Levito fuera del Hyundai fucsia.
Escribí
ayer un artículo sobre Marilyn Monroe para una publicación. Sobre la muerte,
presumiblemente asesinada, de la rubia platino que es el icono sexual por
antonomasia de todos los tiempos. Y, mientras lo escribía, sentía una enorme
desazón. Vi, una vez más, una foto famosa de la actriz, con los dos Kennedy,
embutida en un vestido que la desnudaba en vez de vestirla, tres meses antes de
su muerte, en el Madison Square Garden, tras su sensual Happy birthay cantado como si estuviera en mitad de un orgasmo. La
muchacha ingenua coqueteaba con sus dos verdugos, sin saberlo ella, y quizá
tampoco ellos en aquel momento. Tres meses más tarde Marilyn Monroe era un
cadáver helado que sacaban de su casa californiana y su muerte se cerró
afirmando que la inestable actriz se
había suicidado, aunque todo apuntaba a que fue un crimen de estado. Los
hermanos Kennedy, que tan buena prensa tenían por entonces en España, tenían
cara de no haber roto un plato, flequillo y sonrisa fácil. Odio a los tipos que
siempre están sonriendo: es una mueca. No nos engañemos con los Kennedy; eran
maquiavélicos, fríos y desalmados. Bien que era muy peligroso investigar a Robert
Kennedy, la última persona que vio a la actriz con vida el mismo día de su
muerte, porque el hermano del presidente era el Fiscal General del Estado
nombrado a dedo por JFK. Pero, ¿y los amigos, amantes y exesposos de la actriz?

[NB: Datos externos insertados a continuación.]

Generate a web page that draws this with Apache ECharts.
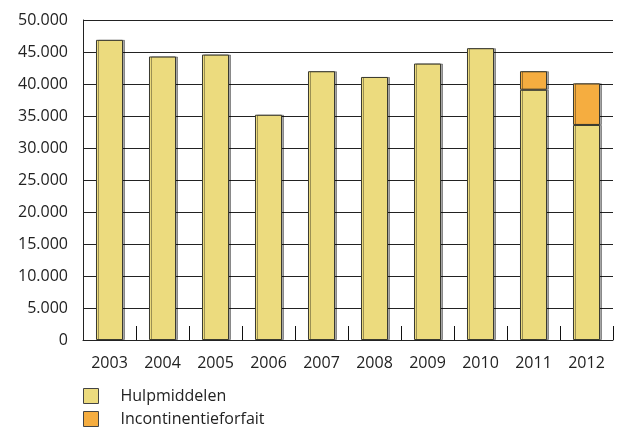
<!DOCTYPE html>
<html><head><meta charset="utf-8">
<script src="https://cdn.jsdelivr.net/npm/echarts@6/dist/echarts.min.js"></script>
<style>html,body{margin:0;padding:0;background:#fff}#c{width:621px;height:429px}</style>
</head><body><div id="c"></div>
<script>
const years = ['2003','2004','2005','2006','2007','2008','2009','2010','2011','2012'];
const hulpmiddelen = [46900, 44300, 44600, 35200, 42000, 41100, 43200, 45600, 39100, 33600];
const incontinentie = [null, null, null, null, null, null, null, null, 2900, 6500];
const seriesNames = ['Hulpmiddelen', 'Incontinentieforfait'];

const FONT = '"Open Sans", "Noto Sans", sans-serif';
const chart = echarts.init(document.getElementById('c'), null, {renderer: 'canvas'});
const fmt = v => v === 0 ? '0' : String(v).replace(/\B(?=(\d{3})+(?!\d))/g, '.');
const barStyle = c => ({color: c, borderColor: '#3a3a30', borderWidth: 1,
  shadowColor: 'rgba(0,0,0,0.35)', shadowOffsetX: 2, shadowOffsetY: 0, shadowBlur: 0});
chart.setOption({
  animation: false,
  grid: {left: 83, right: 8, top: 20, bottom: 89},
  legend: {
    orient: 'vertical', left: 83, top: 388, padding: 0, itemWidth: 15, itemHeight: 15, itemGap: 7,
    icon: 'rect',
    data: seriesNames,
    itemStyle: {borderColor: '#444', borderWidth: 1},
    textStyle: {fontFamily: FONT, fontSize: 16, color: '#222', padding: [0, 0, 0, 17]}
  },
  xAxis: {
    type: 'category', data: years, z: 10,
    axisLine: {show: true, onZero: false, lineStyle: {color: '#222', width: 1}},
    axisTick: {show: false},
    axisLabel: {fontFamily: FONT, fontSize: 16, color: '#222', margin: 15}
  },
  yAxis: {
    type: 'value', min: 0, max: 50000, interval: 5000,
    axisLine: {show: true, lineStyle: {color: '#222'}},
    axisTick: {show: false},
    splitLine: {lineStyle: {color: '#222', width: 1}},
    axisLabel: {fontFamily: FONT, fontSize: 16, color: '#222', margin: 15, formatter: fmt}
  },
  series: [
    {name: seriesNames[0], type: 'bar', stack: 't', data: hulpmiddelen, barWidth: '51%',
     itemStyle: barStyle('#ecdb7e'), z: 2},
    {name: seriesNames[1], type: 'bar', stack: 't', data: incontinentie, barWidth: '51%',
     itemStyle: barStyle('#f5ad40'), z: 2},
    {name: 'ticks', type: 'custom', silent: true, z: 20, clip: false,
     data: years.map((_, i) => [i, 0]), encode: {x: 0, y: 1},
     renderItem: function (params, api) {
       const p = api.coord([params.dataIndex, 0]);
       const w = api.size([1, 0])[0];
       const x = Math.round(p[0] + w / 2);
       return {type: 'rect', z2: 100, shape: {x: x, y: p[1] - 14, width: 1, height: 14},
               style: {fill: '#111'}};
     }}
  ]
});
</script></body></html>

¿Por qué no se movieron? ¿Por qué no dijo nada Arthur Miller, que estuvo casado
con ella y siempre tuvo un prestigio intelectual? ¿Qué le diría Frank Sinatra a
JFK cuando se reuniera con él? ¿Por qué
no utilizó la prensa el vitriólico Truman Capote para apuntar hacia los
sospechosos de esa vil muerte? ¿Y los millones de fans y adoradores de la
actriz? ¿Dónde estaban? ¿Por qué no pidieron justicia?
Escribir
ese artículo, que se centra en los aspectos de novela negra que tuvo el caso,
hace que me invada una sensación desagradable, de asco profundo hacia la
especie humana, de asco inmenso hacia ese par de hermanos que luego sufrieron
en sus carnes la muerte violenta y volvió a suceder con ellos lo mismo: ni su
viuda ni sus hermanos exigieron el esclarecimiento de la verdad, se conformaron
con la teoría de esa bala que entró y salió del cuerpo del presidente a su
antojo. ¿Con que amenazarían a Robert Kennedy que fue asesinado un año después
que su hermano? ¿Con desvelar, entre otras cosas, la trama del asesinato de
Marilyn Monroe? ¡Qué ingenua e imprudente fue la Monroe relacionándose con ese
par de poderosos chacales! Primero asesinaron a Norma Jean; luego a Marilyn
Monroe. Y sigue siendo el suyo uno de los cadáveres más rentables de la
humanidad: 25 millones de dólares anuales.
Conduzco
en silencio. No noto el cansancio. El GPS me dice que llegaré a mi destino en
media hora. La carretera es una línea recta y larga con algunos cambios de
rasante y carriles para adelantar. Ya no hay camiones. Apenas coches. Llegamos
a Cortez y el Motel Super8 aparece en la
calle principal del pueblo. Un empleado imberbe comprueba la reserva y pasa mi
tarjeta de crédito. La 218. Con tantos números de habitaciones y moteles en
este viaje olvido siempre cuál es la actual.
En
la habitación la cena es suculenta, de acorde con el día que ha ido decayendo. Pringles con sabor a jalapeño;
galletitas saladas de color salmón; y almendras fritas. A falta de
Gewutztreminer o Reisling buenas son dos latas de Sunkist Orange.